Have I gotten paged with it yet? No, thankfully. In the process of writing this I actually got paged twice. The phone rang both times with the special ring, and I was able to use the rotary dial to ACK the page (equivalent to pressing 1 on a touch-tone keypad).

I’ve also made a small modification to the phone setup from the last post - I moved the ATA. Originally, the ATA sat under my desk and rode PoE/IP back to the switch and into my network. However recently I moved it into the store room with the NAS and the rest of my networking equipment. This was partially to free up space under my desk, but also to make it more like a quasi CO of sorts for the phone - the plan being to move the ATA from a port on the main Cisco switch to a dedicated port on my router, and power it from a large 12v LiFePO4 (LFP) battery along with the router and the ONT from my ISP. This would remove the dependency on the main network switch, and allow basic network connectivity for the ATA in the event of a power outage for an extended period of time (not awake or home to start/connect the generator, generator broken/ran out of fuel, generator was stolen, etc). It also can serve as a hardwired backup phone line if a nearby cell tower goes out, which has happened before in particularly destructive storms. However, I only have RJ45-terminated Cat5e wiring at home, and not an RJ11 in sight, so I cut roughly a third of the phone’s cable off and crimped an RJ45 plug on both ends of the half. So this way the phone itself terminated to an RJ45 for the wall plate at my desk, and on the other end there’s an RJ45 to RJ11 adapter cable for the patchbay on the networking shelf to connect to the ATA.

Picture of RJ45-terminated phone line

(6 is my computer, 5 is my phone, and the blue/aqua cable is OM4 fiber.)

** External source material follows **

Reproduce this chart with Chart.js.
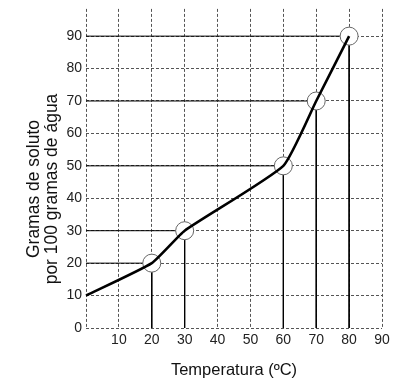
<!DOCTYPE html>
<html><head><meta charset="utf-8">
<script src="https://cdn.jsdelivr.net/npm/chart.js@4"></script>
<style>html,body{margin:0;padding:0;background:#fff}#wrap{width:412px;height:381px}</style>
</head><body><div id="wrap"><canvas id="c" width="412" height="381"></canvas></div>
<script>
const temperatures = [0, 20, 30, 60, 70, 80];
const solubility = [10, 20, 30, 50, 70, 90];
const markedTemps = [20, 30, 60, 70, 80];
const markedGrams = [20, 30, 50, 70, 90];
const xTickValues = [0, 10, 20, 30, 40, 50, 60, 70, 80, 90];
const yTickValues = [0, 10, 20, 30, 40, 50, 60, 70, 80, 90];
const xTitle = 'Temperatura (ºC)';
const yTitleLines = ['Gramas de soluto', 'por 100 gramas de água'];

const FONT = '"Liberation Sans", Arial, sans-serif';

const curve = temperatures.map((t, i) => ({x: t, y: solubility[i]}));
const marks = markedTemps.map((t, i) => ({x: t, y: markedGrams[i]}));
const guides = markedTemps.map((t, i) => ({
  type: 'scatter', showLine: true, order: 2,
  data: [{x: 0, y: markedGrams[i]}, {x: t, y: markedGrams[i]}, {x: t, y: 0}],
  borderColor: '#000', borderWidth: 1, pointRadius: 0, tension: 0
}));

const titlesPlugin = {
  id: 'titles',
  afterDraw(chart) {
    const ctx = chart.ctx, a = chart.chartArea;
    ctx.save();
    ctx.fillStyle = '#111';
    ctx.font = '16.5px ' + FONT;
    ctx.textAlign = 'center';
    ctx.textBaseline = 'alphabetic';
    ctx.fillText(xTitle, (a.left + a.right) / 2, 375);
    ctx.font = '17.5px ' + FONT;
    ctx.translate(0, 189);
    ctx.rotate(-Math.PI / 2);
    ctx.fillText(yTitleLines[0], 0, 39);
    ctx.fillText(yTitleLines[1], 0, 57);
    ctx.restore();
  }
};

new Chart(document.getElementById('c'), {
  type: 'scatter',
  data: {
    datasets: [
      {type: 'line', data: curve, order: 0, borderColor: '#000', borderWidth: 2.6,
       pointRadius: 0, tension: 0.15, fill: false, clip: false},
      {type: 'scatter', data: marks, order: 1, pointRadius: 9, pointBackgroundColor: '#fff',
       pointBorderColor: '#666', pointBorderWidth: 1, clip: false},
      ...guides
    ]
  },
  options: {
    responsive: false, animation: false,
    layout: {autoPadding: false, padding: {top: -3, right: 30, left: 0, bottom: 0}},
    plugins: {legend: {display: false}, tooltip: {enabled: false}},
    scales: {
      x: {
        type: 'linear', min: 0, max: 90,
        afterBuildTicks(s) { s.ticks = xTickValues.map(v => ({value: v})); },
        afterFit(s) { s.height = 53; },
        border: {display: false, dash: [3, 2]},
        grid: {color: '#555', lineWidth: 1, drawTicks: false},
        ticks: {color: '#222', font: {family: FONT, size: 14}, padding: 4, maxRotation: 0,
                callback: v => v === 0 ? '' : String(v)}
      },
      y: {
        type: 'linear', min: 0, max: 98.4,
        afterBuildTicks(s) { s.ticks = yTickValues.map(v => ({value: v})); },
        afterFit(s) { s.width = 86; },
        border: {display: false, dash: [3, 2]},
        grid: {color: '#555', lineWidth: 1, drawTicks: false},
        ticks: {color: '#222', font: {family: FONT, size: 14, lineHeight: 0.7}, padding: 4}
      }
    }
  },
  plugins: [titlesPlugin]
});
</script>
</body></html>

I also ended up tweaking the ATA settings a bit to better cater to the rotary phone. First I enabled the “Boost Ringer Power” setting and set the ringer bias on the phone all the way up. This boosted the ringer volume considerably and resulted in the striker hitting the bells much more reliably. Before, sometimes it would sound weak and only hit one of the bells. I also played with the hook flash settings a bit so that I could put people on hold and do 3-way conferences. Lastly I bumped up the receiver gain a bit in the ATA, as it was a bit hard to hear the far end without really concentrating. Overall I’m very happy with the changes, and the pager function works great.